Cutting-edge research will take place inside the Arthur Child, bringing researchers and patients together under one roof. Rendering courtesy DIALOG + Stantec.

The Arthur Child is poised to become a global leader in innovative cancer research and treatments. With more than 10,000 square-feet of state-of-the-art research space, the new cancer centre will accelerate the development of precision medicine, diagnostic tools and more made-in-Alberta solutions to cancer.

This will be possible, in part, because of the incredible research spaces and lab shops. Designed to bring cancer care and research together, the Arthur Child’s world-class research spaces include the Knowledge Research Centre; an auditorium and breakout rooms for knowledge sharing; wet and dry research labs; and a research wall to feature the centre’s key research initiatives.
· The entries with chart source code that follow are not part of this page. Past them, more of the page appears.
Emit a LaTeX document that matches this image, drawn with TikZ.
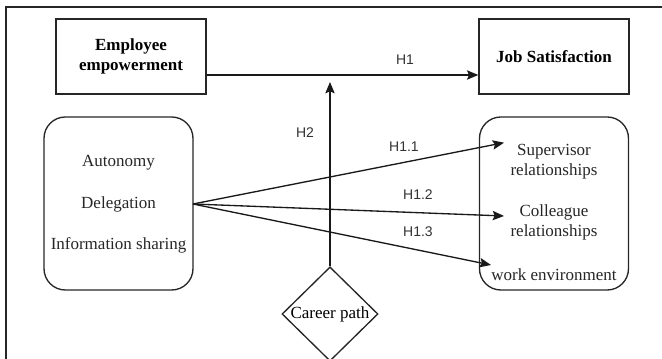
\documentclass[tikz,border=0pt]{standalone}
\usepackage{fontspec}
\setmainfont{Liberation Serif}
\newfontfamily\labfont{Liberation Sans}
\usetikzlibrary{shapes.geometric,arrows.meta}
\begin{document}
\begin{tikzpicture}[x=0.75pt,y=-0.75pt,
  box/.style={draw=black!85,line width=1pt,minimum width=112.5pt,minimum height=56.25pt,inner sep=0pt,align=center,font=\fontsize{12.75pt}{15pt}\selectfont\bfseries},
  rbox/.style={draw=black!85,line width=1pt,rounded corners=16pt,minimum width=111.75pt,minimum height=129.75pt,inner sep=0pt},
  serif/.style={font=\fontsize{12.75pt}{15pt}\selectfont,text=black!85,inner sep=0pt,align=center},
  lab/.style={font=\labfont\fontsize{10.5pt}{12pt}\selectfont,text=black!80,inner sep=0pt},
  arr/.style={draw=black!90,line width=1pt,-{Stealth[length=8.5pt,width=7pt,inset=1.5pt]}},
  frameline/.style={draw=black!85,line width=1.1pt}]
\useasboundingbox (0,0) rectangle (662,359);
% frame
\coordinate (fr1) at (662,7);
\coordinate (fr2) at (6,7);
\coordinate (fr3) at (6,359);
\draw[frameline] (fr1) -- (fr2) -- (fr3);
% nodes
\node[box] (emp) at (131,56.5) {Employee\\empowerment};
\node[box] (job) at (554,56.5) {Job Satisfaction};
\node[rbox] (dims) at (118.5,203.5) {};
\node[rbox] (outs) at (554,203.5) {};
\node[serif] (auto) at (118.5,163) {Autonomy};
\node[serif] (dele) at (118.5,204) {Delegation};
\node[serif] (info) at (118.5,245) {Information sharing};
\node[serif] (sup) at (554,162) {Supervisor\\relationships};
\node[serif] (col) at (554,222) {Colleague\\relationships};
\node[serif] (work) at (554,275) {work environment};
\node[diamond,draw=black!85,line width=1pt,minimum width=72pt,minimum height=70.5pt,inner sep=0pt,font=\fontsize{12.75pt}{15pt}\selectfont] (cp) at (330,314) {Career path};
% coordinates
\coordinate (h1y) at (0,75);
\coordinate (h2tip) at (330,82);
\coordinate (src) at (193,204);
\coordinate (t1) at (504,142.7);
\coordinate (t2) at (504,216);
\coordinate (t3) at (491,265);
% connectors
\draw[arr] (emp.east |- h1y) -- (job.west |- h1y);
\draw[arr] (cp.north) -- (h2tip);
\draw[arr] (src) -- (t1);
\draw[arr] (src) -- (t2);
\draw[arr] (src) -- (t3);
% labels
\node[lab] (lh1) at (405,60) {H1};
\node[lab] (lh2) at (305,133) {H2};
\node[lab] (lh11) at (404,147) {H1.1};
\node[lab] (lh12) at (418,195) {H1.2};
\node[lab] (lh13) at (418,232) {H1.3};
\end{tikzpicture}
\end{document}
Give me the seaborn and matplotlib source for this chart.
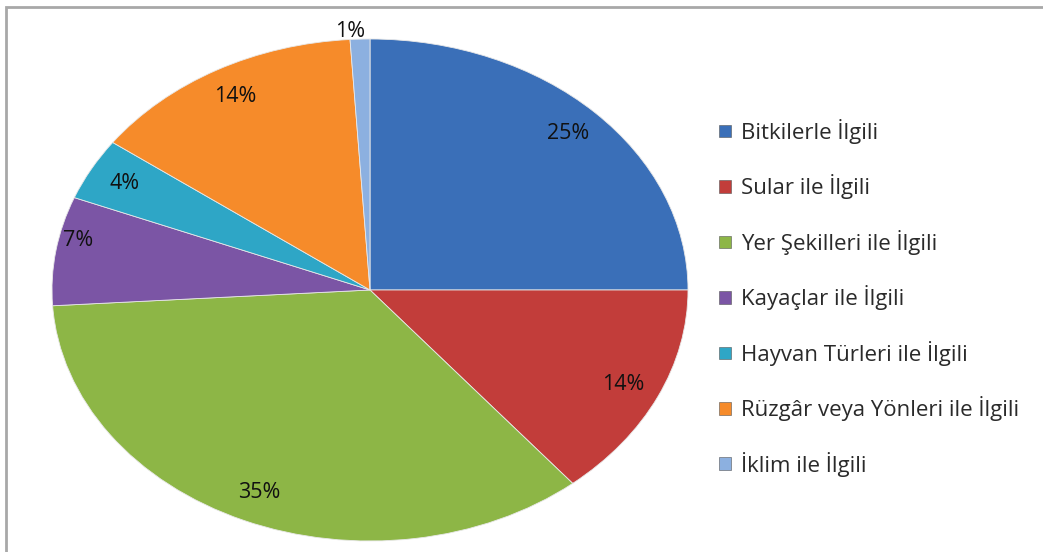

The medical physics and design lab shops will support techniques and equipment used to treat cancer at the Arthur Child. This includes preventive maintenance and repair of radiation treatment machines and the delivery of high-quality medical devices, including custom clinical and research equipment not widely available.

A Linac machine in the radiation therapy area of the Arthur Child. Photograph courtesy Alberta Health Services.

Innovative technology

The Arthur Child is equipped with the most advanced technology and infrastructure — both in the public spaces and behind the scenes — to help the centre run as efficiently as possible.

For example, the hazardous medication dumbwaiter system increases safety for the staff and public by transporting chemotherapy and other hazardous medications behind the scenes, rather than through high-traffic areas.

Additionally, the eSIM lab is an advanced educational program that re-creates clinical events for cancer centre personnel, replicating real-world experiences. The simulation training lab provides authentic learning experiences in a supported environment to promote best practices and enhance care quality.

A sustainable focus

Rendering courtesy DIALOG + Stantec.

Integrating sustainable practices enhances the centre’s operational efficiency, contributing to cost savings and a healthier environment for patients and staff.

The cancer centre is LEED Gold-certified with high-efficiency electricity, low water waste, energy-efficient HVAC systems and an enhanced air-filtration system. Thanks to these sustainable measures, energy consumption will be reduced by more than 26 per cent and the centre will save more than 34 million litres of water each year (that’s equal to 14 Olympic-sized swimming pools).